しかし依然としてドルは何の問題もなく使用されている。もちろん現在問題が顕在化していないだけで近未来にドルは崩壊する、という見方もある。しかし現在の経済システムをよく観察すると、ドルの価値が大きく変化するとは思えない。

一つの要因は、低下しているとは云え、すでに世界の外貨準備の58,36%はドル建てだ(2022年末時点の世界外貨準備における米ドルの比率は58.36%と、7年連続で低下! – 豊トラスティ証券マーケット情報)。世界の外貨準備総額は11兆0890億ドルで、そのうちドル建ては6兆4599億ドルだ。そして外貨準備以上に規模が大きいものが、株式市場である。ニューヨーク証券取引所とNASDAQをあわせた時価総額は40兆3000億ドルで、活発に売買が行われている(【note】世界の証券取引所トップ10|ゴシュナ)。

ニュヨーク証券取引所では、それぞれの企業の価値はドルを指標として評価される。株式はニューヨーク証券取引所をはじめとする株式市場で、定められた規則のもと自由に取引される。取引が安全に行われるためには、ドルは絶対的な指標でなければならない。これまでドルはペトロダラーシステムにより通貨としての価値が保証されて来たが、ペトロダラーシステムによる保証が崩壊してきている現在、株式市場でドルが使われているのは、株式市場というシステムがドルの指標としての価値を保証しているためだ。上場企業、そのなかでも時価総額の高いグローバル企業が株式市場の中心になっており、ドルの価値は証券取引所に上場している企業、特にグローバル企業が支えていることになる。

現在金融経済は実体経済のおよそ4倍の規模になっている。ドルは株式市場という金融経済で価値が保証されているので、それより規模の小さい実体経済の取引にも安全に使うことができる。なお、ここで議論しているドルの価値とは、システムとしてのドル、経済で信頼されているかどうか、ということである。コモディティに対する価値(物価)や他の通貨に対する価値(為替)のことではない。ペトロダラーシステムでは米国の軍事力が基軸通貨ドルを支えてきたが、現在は時価総額の大きいグローバル企業が支える体制へ移行しつつある。このように考えると、一部の識者が唱える「ドルは崩壊する」という議論は成り立たないことがわかる。

 

結論

経済システムの中のドルの価値がどのようなメカニズムで裏付けられているのか、という疑問から、現在の社会を観察してきた。現在、米国の軍事力でドルの価値を゙裏付けるペトロダラーシステムから、株式市場での裏付けに移行しつつある、と考えるに至った。株式市場では時価総額の高いグローバル企業の影響力が強いため、社会における実権は米国政府からグローバル企業へ移行することになるだろう。

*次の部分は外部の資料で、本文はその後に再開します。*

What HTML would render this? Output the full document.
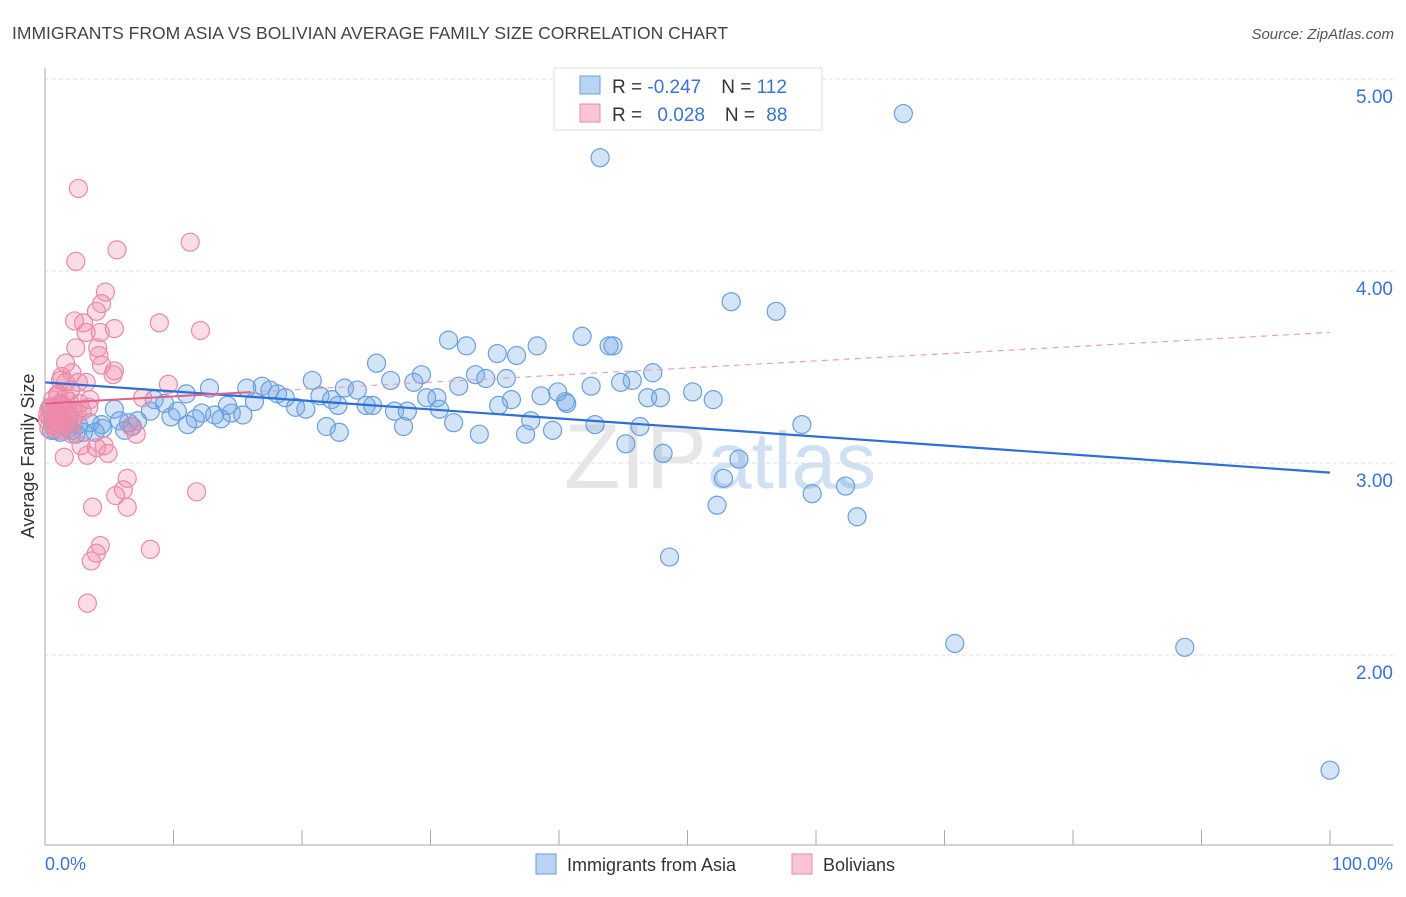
<!DOCTYPE html>
<html><head><meta charset="utf-8"><style>
body{margin:0;background:#fff;font-family:"Liberation Sans",sans-serif;}
svg text{font-family:"Liberation Sans",sans-serif;}
</style></head><body>
<svg width="1406" height="892" viewBox="0 0 1406 892">
<text x="12" y="39" font-size="17.5" fill="#444">IMMIGRANTS FROM ASIA VS BOLIVIAN AVERAGE FAMILY SIZE CORRELATION CHART</text>
<text x="1394" y="39" font-size="15" fill="#555" text-anchor="end" font-style="italic">Source: ZipAtlas.com</text>
<g id="grid"></g>
<text x="720" y="488" font-size="92" fill="#e6e6e6" text-anchor="middle" font-family="Liberation Serif">ZIP<tspan fill="#cfe0f3" font-family="Liberation Sans" font-size="80">atlas</tspan></text>
<g id="pts"></g>
<g id="lines"></g>
<g id="axes"></g>
<text transform="translate(34,456) rotate(-90)" font-size="18" fill="#333" text-anchor="middle">Average Family Size</text>
<text x="45" y="870" font-size="18" fill="#3a74d0">0.0%</text>
<text x="1393" y="870" font-size="18" fill="#3a74d0" text-anchor="end">100.0%</text>
<g>
<rect x="554" y="68" width="268" height="62" fill="#fff" stroke="#ddd"/>
<rect x="580" y="76" width="20" height="18" fill="#b8d3f3" stroke="#6a9fdf"/>
<rect x="580" y="104" width="20" height="18" fill="#f9c4d4" stroke="#ea8aa8"/>
<text x="612" y="93" font-size="19" fill="#333">R = <tspan fill="#3a74d0">-0.247</tspan><tspan dx="20">N = </tspan><tspan fill="#3a74d0">112</tspan></text>
<text x="612" y="121" font-size="19" fill="#333">R = <tspan fill="#3a74d0" dx="10">0.028</tspan><tspan dx="20">N = </tspan><tspan fill="#3a74d0" dx="6">88</tspan></text>
</g>
<g>
<rect x="536" y="854" width="20" height="20" fill="#b8d3f3" stroke="#6a9fdf"/>
<text x="567" y="871" font-size="18" fill="#333">Immigrants from Asia</text>
<rect x="792" y="854" width="20" height="20" fill="#f9c4d4" stroke="#ea8aa8"/>
<text x="823" y="871" font-size="18" fill="#333">Bolivians</text>
</g>
</svg>
<script>
const yTicks=[2,3,4,5];
const yTickLabels=["2.00","3.00","4.00","5.00"];
const asiaX=[66.8,43.2,53.4,56.9,31.4,32.8,41.8,43.9,44.2,38.3,35.2,36.7,25.8,33.5,29.3,47.3,34.3,35.9,45.7,44.8,20.8,26.9,28.7,32.2,42.5,16.9,12.8,15.7,17.5,11.0,23.3,24.3,50.4,39.9,18.1,18.7,21.4,22.3,29.7,30.5,36.3,38.6,40.5,46.9,47.9,52.0,8.5,9.3,16.3,40.6,22.8,25.0,25.5,14.2,19.5,20.3,27.2,28.2,30.7,35.3,5.4,8.2,10.3,12.2,13.2,14.5,15.4,13.7,11.7,7.2,5.8,3.5,4.4,2.6,1.6,4.5,6.8,11.1,31.8,37.8,42.8,58.9,21.9,27.9,46.3,2.1,3.0,6.2,39.5,1.2,0.8,3.9,22.9,33.8,37.4,45.2,48.1,54.0,52.8,59.7,62.3,52.3,63.2,48.6,70.8,88.7,100,1.8,2.4,0.5,9.8,6.5];
const asiaY=[4.82,4.59,3.84,3.79,3.64,3.61,3.66,3.61,3.61,3.61,3.57,3.56,3.52,3.46,3.46,3.47,3.44,3.44,3.43,3.42,3.43,3.43,3.42,3.40,3.40,3.40,3.39,3.39,3.38,3.36,3.39,3.38,3.37,3.37,3.36,3.34,3.35,3.33,3.34,3.34,3.33,3.35,3.32,3.34,3.34,3.33,3.33,3.31,3.32,3.31,3.30,3.30,3.30,3.30,3.29,3.28,3.27,3.27,3.28,3.30,3.28,3.27,3.27,3.26,3.25,3.26,3.25,3.23,3.23,3.22,3.22,3.21,3.20,3.20,3.19,3.18,3.19,3.20,3.21,3.22,3.20,3.20,3.19,3.19,3.19,3.17,3.16,3.17,3.17,3.16,3.17,3.16,3.16,3.15,3.15,3.10,3.05,3.02,2.92,2.84,2.88,2.78,2.72,2.51,2.06,2.04,1.40,3.18,3.15,3.17,3.24,3.21];
const bolX=[2.6,11.3,5.6,2.4,4.7,4.4,4.0,2.3,3.0,8.9,5.4,3.2,12.1,4.3,2.4,4.1,4.2,1.6,4.4,5.4,2.1,1.3,1.2,2.6,3.2,5.3,9.6,2.0,1.0,7.6,1.6,0.6,3.5,1.2,0.4,1.8,2.2,0.9,0.2,1.5,0.6,1.1,1.9,2.1,6.7,7.1,2.8,4.6,4.0,4.9,3.3,1.5,6.4,6.1,5.5,11.8,3.7,6.4,4.3,4.0,8.2,3.6,3.3,0.5,1.0,1.4,0.3,0.8,1.7,2.5,0.7,1.2,0.4,2.9,1.9,0.9,1.3,0.2,2.2,3.4,1.0,0.6,1.6,2.7,0.3,1.1,1.8,0.5];
const bolY=[4.43,4.15,4.11,4.05,3.89,3.83,3.79,3.74,3.73,3.73,3.70,3.68,3.69,3.68,3.60,3.60,3.56,3.52,3.51,3.48,3.47,3.45,3.43,3.42,3.42,3.46,3.41,3.38,3.36,3.34,3.34,3.33,3.33,3.30,3.29,3.28,3.27,3.25,3.22,3.22,3.20,3.18,3.20,3.15,3.19,3.15,3.09,3.09,3.08,3.05,3.04,3.03,2.92,2.86,2.83,2.85,2.77,2.77,2.57,2.53,2.55,2.49,2.27,3.26,3.24,3.30,3.28,3.21,3.23,3.26,3.19,3.31,3.24,3.27,3.32,3.27,3.17,3.25,3.22,3.29,3.35,3.23,3.42,3.31,3.18,3.21,3.25,3.29];
const asiaTrend=[3.42,2.95];
const bolTrend=[3.31,3.68];
const NS="http://www.w3.org/2000/svg";
const X0=45,X1=1330;
function sx(p){return X0+(X1-X0)*p/100;}
function sy(v){return 463-(v-3)*192;}
function mk(tag,attrs,parent){const e=document.createElementNS(NS,tag);for(const k in attrs)e.setAttribute(k,attrs[k]);parent.appendChild(e);return e;}
const grid=document.getElementById('grid'),axes=document.getElementById('axes'),pts=document.getElementById('pts'),lines=document.getElementById('lines');
yTicks.forEach((t,i)=>{
  const l=mk('line',{x1:45,x2:1393,y1:sy(t),y2:sy(t),stroke:'#ddd','stroke-dasharray':'4,3'},grid);
  
  
  const tx=mk('text',{x:1393,y:sy(t)+24,'font-size':19,fill:'#3a74d0','text-anchor':'end'},grid);
  tx.textContent=yTickLabels[i];
  
  
});
const ax=mk('line',{x1:45,x2:45,y1:68,y2:845,stroke:'#aaa'},axes);


const bx=mk('line',{x1:45,x2:1393,y1:845,y2:845,stroke:'#aaa'},axes);


for(let i=1;i<=10;i++){
  const t=mk('line',{x1:sx(i*10),x2:sx(i*10),y1:830,y2:845,stroke:'#aaa'},axes);
  
  
}
asiaX.forEach((x,i)=>{
  const c=mk('circle',{cx:sx(x),cy:sy(asiaY[i]),r:9,fill:'rgba(110,165,230,0.3)',stroke:'#6a9fdf','stroke-width':1.2},pts);
  
  
});
bolX.forEach((x,i)=>{
  const c=mk('circle',{cx:sx(x),cy:sy(bolY[i]),r:9,fill:'rgba(240,140,170,0.3)',stroke:'#ea8aa8','stroke-width':1.2},pts);
  
  
});
const la=mk('line',{x1:sx(0),y1:sy(asiaTrend[0]),x2:sx(100),y2:sy(asiaTrend[1]),stroke:'#2d6fd6','stroke-width':2.2},lines);


const f=p=>bolTrend[0]+(bolTrend[1]-bolTrend[0])*p/100;
const lb1=mk('line',{x1:sx(0),y1:sy(f(0)),x2:sx(16),y2:sy(f(16)),stroke:'#e0608a','stroke-width':2},lines);


const lb2=mk('line',{x1:sx(16),y1:sy(f(16)),x2:sx(100),y2:sy(f(100)),stroke:'#e8a0b8','stroke-width':1.2,'stroke-dasharray':'6,5'},lines);


</script>
</body></html>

ドルと同様、成熟した株式市場を持った通貨圏では、通貨の価値が株式市場で裏付けらることができる。したがって円とポンドは安泰だ。人民元はバスケット通貨だが、為替も証券取引所も政府の管理下にある。従って、従来と同じく国家権力による裏付けになる。ユーロ圏は株式市場は成熟しているが、EUとユーロ自体に先行き不透明なところがあるので、今のところ評価は保留すべきである。ジャック・アタリですらEU崩壊の可能性を否定していないのだから。

ルーブルは金本位制になったりしているので、コモディティに裏付けられた通貨になるだろう。これはブレトンウッズ体制と同等なので、一時代前のシステムだ。経済の規模と複雑性が西側よりも小さく、必要な通貨量が少ないため現物資産の裏付けでも支障はないのだろう。

ノーベル賞受賞者をはじめ多くの経済学者は現在の経済の説明を放棄している。彼らは米国の経済政策に深く関与していたのにもかかわらずリーマンショックを防ぐことができなかったわけだから、彼らの言説は必ずしも正しいわけではない。たぶん経済学は、そのときの政治的な枠組みを前提として成立しているので、枠組みが変われば成立しなくなるのだろう。私は経済は門外漢だが、論理的に齟齬のない説明として「株式市場に裏付けられた通貨」というコンセプトを考えた。社会科学では学説ということになるのだろうが、私は自然科学者なので、このコンセプトを仮説として扱い、検証作業を行うつもりだ(ただし何年もかかる)。いくつかの予測を立て、それを前向きに検証することで達成できる。